Cruz’s velvet-glove handling of Trump has included not joining the chorus of critics when the real estate mogul has offended women, Sen. John McCain for being a prisoner of war, Mexicans and Muslims — and even defending him, albeit in vague terms.

Experts have characterized Cruz’s approach to Trump not as altruistic, but tactical and self-serving.

If Trump stumbles and he dives from the crest of the GOP contenders wave, the theories go, Cruz would be the best-positioned to pick up the spoils — Trump’s supporters, who admire the candidate for his outside-D.C. rhetoric and sharp tongue.

“Trump and Cruz seem to be more about themselves more so than other people running for president,” said Matt Dallek, a political professor at George Washington University and with expertise on political history, campaigns and elections.

Then again, to wake up and think that you are the ideal person to run the world’s superpower requires a kind of ego and ambition that is outside the boundaries of most people’s psyches.

“These are [inherently] very aggressive, very self-confident, self-assured people who are going to take you out as needed, even if they smile afterward,” Jillson said.

“When they come under pressure, when there’s only one ladder that goes to the level where you want to get, you’re going to kick the guy who comes up behind you,” Jillson said. “This is especially true with the presidency — the peak of American politics.”

The Bush-Rubio frenemy status is particularly intriguing, if not surprising, to even the most longtime political observers.

"The Rubio-Bush dynamic is unusual" in the frenemies arena, Dallek said. "It's unusual that a mentor and mentee, coming from the same state, will both run for president, and both from the outset be seen as viable."

Jillson characterizes Bush’s view of his relationship with Rubio as one that included a tacit expectation of respect, respect that extended to not directly taking on his mentor if both were eyeing the same thing.

“They were friendly, Bush was the mentor and Rubio reached out and took his help – fundraisers, donors, supporters – and said ‘Thank you, sir,’” Jillson said. “Bush was senior to Rubio in terms of age and political credentials.
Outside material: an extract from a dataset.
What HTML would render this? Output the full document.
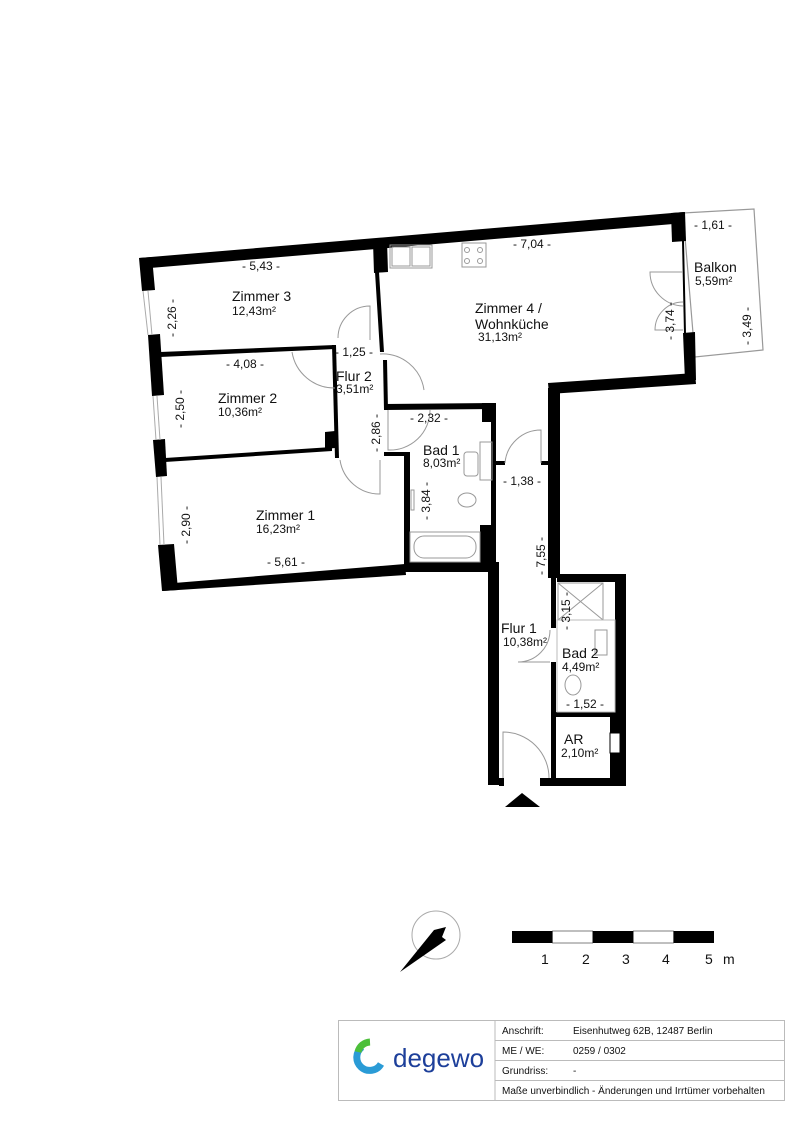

He had fundraising and political networks drawn off his father and brother, and in that position Jeb Bush kept an eye out for the up-and-comers, the rising talent, like Rubio.”

And Rubio had honored that before.

“They were friends so long as both understood the rules, and both had the same sense of mentee-mentor,” Jillson said. “But in politics, when the moment arrives, an opportunity to be president of the United States, for many people gratitude is an emotion you cannot afford to have. You’re a fool not to take the opportunity, you just don’t know when the next one will be.”
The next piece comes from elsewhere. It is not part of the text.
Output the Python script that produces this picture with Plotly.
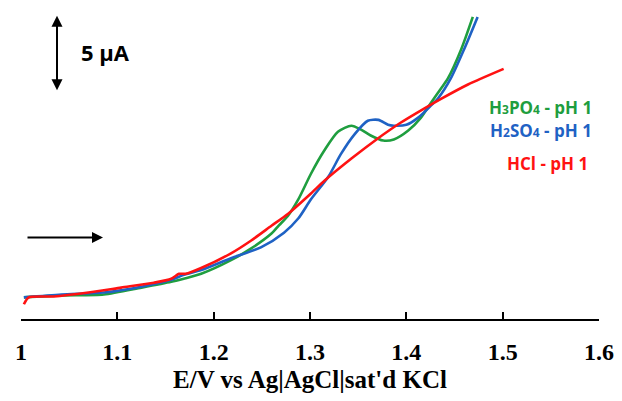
import plotly.graph_objects as go

# Data (E in V vs Ag|AgCl, current in µA, arbitrary offset)
v_hcl = [1.003, 1.008, 1.034, 1.070, 1.104, 1.138, 1.156, 1.164, 1.171, 1.187, 1.218, 1.239,
         1.260, 1.277, 1.301, 1.315, 1.343, 1.369, 1.394, 1.418, 1.436, 1.464, 1.501]
i_hcl = [-0.32, 0.13, 0.19, 0.45, 0.77, 1.09, 1.35, 1.67, 1.67, 2.05, 3.01, 3.85,
         4.81, 5.58, 6.92, 7.75, 9.20, 10.45, 11.54, 12.45, 13.10, 14.04, 15.06]

v_h3po4 = [1.003, 1.042, 1.086, 1.125, 1.156, 1.169, 1.187, 1.218, 1.239, 1.260, 1.268, 1.277,
           1.288, 1.301, 1.315, 1.329, 1.343, 1.353, 1.363, 1.376, 1.387, 1.402, 1.415, 1.426,
           1.436, 1.443, 1.457, 1.469]
i_h3po4 = [0.13, 0.26, 0.32, 0.77, 1.15, 1.35, 1.67, 2.56, 3.33, 4.30, 4.85, 5.45,
           6.55, 8.21, 9.74, 10.95, 11.35, 11.09, 10.71, 10.38, 10.45, 11.03, 11.86, 12.88,
           13.78, 14.42, 16.35, 18.46]

v_h2so4 = [1.003, 1.042, 1.086, 1.125, 1.156, 1.169, 1.187, 1.218, 1.249, 1.273, 1.288, 1.301,
           1.319, 1.332, 1.346, 1.360, 1.371, 1.381, 1.387, 1.400, 1.412, 1.426, 1.433,
           1.446, 1.460, 1.474]
i_h2so4 = [0.13, 0.32, 0.45, 0.83, 1.28, 1.60, 1.92, 2.69, 3.40, 4.36, 5.30, 6.54,
           8.01, 9.49, 10.77, 11.67, 11.73, 11.41, 11.35, 11.41, 11.86, 12.69, 13.14,
           14.42, 16.35, 18.46]

x_ticks = [1.0, 1.1, 1.2, 1.3, 1.4, 1.5, 1.6]
x_tick_labels = ["1", "1.1", "1.2", "1.3", "1.4", "1.5", "1.6"]

GREEN = "#1f9e3f"
BLUE = "#1f62c4"
RED = "#ff1212"

fig = go.Figure()
fig.add_trace(go.Scatter(x=v_h3po4, y=i_h3po4, mode="lines", name="H3PO4 - pH 1",
                         line=dict(color=GREEN, width=2.6, shape="spline", smoothing=0.7)))
fig.add_trace(go.Scatter(x=v_h2so4, y=i_h2so4, mode="lines", name="H2SO4 - pH 1",
                         line=dict(color=BLUE, width=2.6, shape="spline", smoothing=0.7)))
fig.add_trace(go.Scatter(x=v_hcl, y=i_hcl, mode="lines", name="HCl - pH 1",
                         line=dict(color=RED, width=2.6, shape="spline", smoothing=0.7)))

# page body has an 8px margin: figure is drawn at (8, 8)
OFF = 8
W, H = 606, 385
L, R, T, B = 13, 15, 0, 68
pw, ph = W - L - R, H - T - B


def px(x):
    return (x - OFF - L) / pw


def py(y):
    return (H - B - (y - OFF)) / ph


annotations = [
    # vertical scale bar (double arrow)
    dict(x=px(57), y=py(16), xref="paper", yref="paper", ax=0, ay=76, text="",
         showarrow=True, arrowhead=2, startarrowhead=2, arrowside="end+start",
         arrowsize=1.1, arrowwidth=2, arrowcolor="black"),
    dict(x=px(79), y=py(53), xref="paper", yref="paper", text="<b>5 µA</b>", showarrow=False,
         xanchor="left", yanchor="middle", font=dict(family="Open Sans", size=22, color="black")),
    # scan direction arrow
    dict(x=px(103), y=py(242), xref="paper", yref="paper", ax=-77, ay=0, text="",
         showarrow=True, arrowhead=2, arrowsize=1.1, arrowwidth=2, arrowcolor="black"),
    dict(x=px(594), y=py(109), xref="paper", yref="paper",
         text="<b>H<span style='font-size:12px'>3</span>PO<span style='font-size:12px'>4</span> - pH 1</b>",
         showarrow=False, xanchor="right", yanchor="middle",
         font=dict(family="Open Sans", size=17, color=GREEN)),
    dict(x=px(594), y=py(133), xref="paper", yref="paper",
         text="<b>H<span style='font-size:12px'>2</span>SO<span style='font-size:12px'>4</span> - pH 1</b>",
         showarrow=False, xanchor="right", yanchor="middle",
         font=dict(family="Open Sans", size=17, color=BLUE)),
    dict(x=px(590), y=py(167), xref="paper", yref="paper", text="<b>HCl - pH 1</b>",
         showarrow=False, xanchor="right", yanchor="middle",
         font=dict(family="Open Sans", size=17, color=RED)),
]

fig.update_layout(
    width=W, height=H,
    margin=dict(l=L, r=R, t=T, b=B, pad=0),
    paper_bgcolor="white", plot_bgcolor="white",
    showlegend=False,
    annotations=annotations,
    xaxis=dict(
        range=[1.0, 1.6], tickvals=x_ticks, ticktext=["<b>" + t + "</b>" for t in x_tick_labels],
        showgrid=False, zeroline=False, showline=True, linecolor="black", linewidth=2,
        ticks="inside", ticklen=7, tickwidth=2, tickcolor="black",
        tickfont=dict(family="Liberation Serif", size=24, color="black"),
        ticklabelstandoff=10,
        title=dict(text="<b>E/V vs Ag|AgCl|sat'd KCl</b>", standoff=11,
                   font=dict(family="Liberation Serif", size=25, color="black")),
    ),
    yaxis=dict(range=[-1.282, 19.04], visible=False, showgrid=False, zeroline=False),
)

fig.write_html("out.html")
Bush’s close friends and advisers said he was taken aback, even hurt, by Rubio’s determination to run for president even as it became clear that his friend and mentor was going to run as well.

"It’s like you’re running against your uncle for president of the company,” said Al Cardenas, a nationally powerful figure in conservative politics, and now a senior advisor in the Bush campaign. “These are things that are difficult and you both might be suited for the job. But it’s in the family, it’s a clumsy, difficult thing for outsiders to see.”
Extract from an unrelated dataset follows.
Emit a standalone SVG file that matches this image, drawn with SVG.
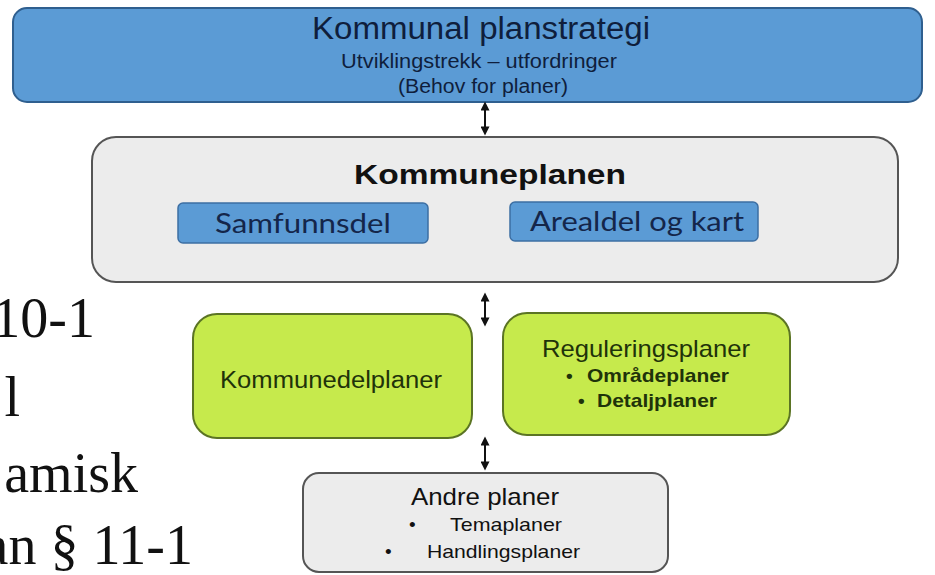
<svg xmlns="http://www.w3.org/2000/svg" width="935" height="575" viewBox="0 0 935 575">
<defs>
<marker id="ah" viewBox="0 0 10 10" refX="5" refY="5" markerWidth="5" markerHeight="4.5" orient="auto-start-reverse">
<path d="M0,0 L10,5 L0,10 z" fill="#111"/>
</marker>
<style>
.sans{font-family:"Liberation Sans",Arial,sans-serif}
.cal{font-family:Lato,"Open Sans",sans-serif}
.serif{font-family:"Liberation Serif","DejaVu Serif",serif;font-size:56px;fill:#111}
.blue{fill:#5b9bd5;stroke:#2f5f8f;stroke-width:2}
.sub{fill:#5b9bd5;stroke:#3d6fa3;stroke-width:1.5}
.gray{fill:#ececec;stroke:#555;stroke-width:2}
.green{fill:#c6ea4c;stroke:#5b7424;stroke-width:2}
.conn{stroke:#111;stroke-width:2;fill:none}
.navy{fill:#0f1e3c}
.dg{fill:#1f330a}
</style>
</defs>
<rect width="935" height="575" fill="#fff"/>
<g id="left-text">
<text class="serif" x="95" y="337" text-anchor="end">10-1</text>
<text class="serif" x="20" y="416" text-anchor="end">l</text>
<text class="serif" x="138" y="492" text-anchor="end">amisk</text>
<text class="serif" x="193" y="564" text-anchor="end">an § 11-1</text>
</g>
<g id="planstrategi">
<rect class="blue" x="13" y="8" width="909" height="94" rx="14"/>
<text class="sans navy" x="481" y="39" text-anchor="middle" font-size="31" textLength="338" lengthAdjust="spacingAndGlyphs">Kommunal planstrategi</text>
<text class="sans navy" x="479" y="68" text-anchor="middle" font-size="20" textLength="276" lengthAdjust="spacingAndGlyphs">Utviklingstrekk – utfordringer</text>
<text class="sans navy" x="483" y="93" text-anchor="middle" font-size="20" textLength="170" lengthAdjust="spacingAndGlyphs">(Behov for planer)</text>
</g>
<g id="kommuneplanen">
<rect class="gray" x="92" y="137" width="806" height="145" rx="24"/>
<text class="sans" x="490" y="184" text-anchor="middle" font-size="28" font-weight="bold" fill="#111" textLength="272" lengthAdjust="spacingAndGlyphs">Kommuneplanen</text>
</g>
<g id="samfunnsdel">
<rect class="sub" x="178" y="203" width="250" height="40" rx="5"/>
<text class="cal" x="303" y="233" text-anchor="middle" font-size="26" fill="#14264a" textLength="176" lengthAdjust="spacingAndGlyphs">Samfunnsdel</text>
</g>
<g id="arealdel">
<rect class="sub" x="510" y="202" width="248" height="39" rx="5"/>
<text class="cal" x="637" y="231" text-anchor="middle" font-size="26" fill="#14264a" textLength="214" lengthAdjust="spacingAndGlyphs">Arealdel og kart</text>
</g>
<g id="kommunedelplaner">
<rect class="green" x="193" y="314" width="279" height="124" rx="24"/>
<text class="sans dg" x="331" y="388" text-anchor="middle" font-size="23" textLength="222" lengthAdjust="spacingAndGlyphs">Kommunedelplaner</text>
</g>
<g id="reguleringsplaner">
<rect class="green" x="503" y="313" width="287" height="122" rx="24"/>
<text class="sans dg" x="646" y="357" text-anchor="middle" font-size="24" textLength="208" lengthAdjust="spacingAndGlyphs">Reguleringsplaner</text>
<text class="sans dg" x="566" y="382" font-size="19" font-weight="bold">•</text>
<text class="sans dg" x="587" y="382" font-size="19" font-weight="bold" textLength="142" lengthAdjust="spacingAndGlyphs">Områdeplaner</text>
<text class="sans dg" x="578" y="407" font-size="19" font-weight="bold">•</text>
<text class="sans dg" x="597" y="407" font-size="19" font-weight="bold" textLength="120" lengthAdjust="spacingAndGlyphs">Detaljplaner</text>
</g>
<g id="andre">
<rect class="gray" x="303" y="473" width="365" height="99" rx="16"/>
<text class="sans" x="485" y="505" text-anchor="middle" font-size="24" fill="#111" textLength="148" lengthAdjust="spacingAndGlyphs">Andre planer</text>
<text class="sans" x="409" y="531" font-size="19" fill="#111">•</text>
<text class="sans" x="450" y="531" font-size="19" fill="#111" textLength="112" lengthAdjust="spacingAndGlyphs">Temaplaner</text>
<text class="sans" x="385" y="558" font-size="19" fill="#111">•</text>
<text class="sans" x="427" y="558" font-size="19" fill="#111" textLength="153" lengthAdjust="spacingAndGlyphs">Handlingsplaner</text>
</g>
<g id="connectors">
<line class="conn" x1="485" y1="106" x2="485" y2="131" marker-start="url(#ah)" marker-end="url(#ah)"/>
<line class="conn" x1="485" y1="297" x2="485" y2="322" marker-start="url(#ah)" marker-end="url(#ah)"/>
<line class="conn" x1="485" y1="441" x2="485" y2="466" marker-start="url(#ah)" marker-end="url(#ah)"/>
</g>
</svg>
Rubio dismisses suggestions that he is being a traitor (some in the Bush camp refer to him as “Judas”), saying that it’s not personal — it’s politics.

“He’s still a friend,” Rubio said in an October interview with Fox News Latino. “We’re running for the same position, but so are a lot of other people. I’m not running against Jeb Bush, I’m running for president. I have tremendous admiration and respect for him personally. He did a great job as governor of Florida.”

But, Rubio says, these times and the presidency call for a change, for new ideas, a new face.

“This is the 21st century, we have to confront the issues of today and now,” Rubio said. “I’m not running against him or, for that matter, any other candidate in the field.”

But as quickly as friends become rivals in politics, their anger seems to fizzle once the race is over.

“When you’re playing at that level,” Jillson said, “you understand that friendships are of convenience.”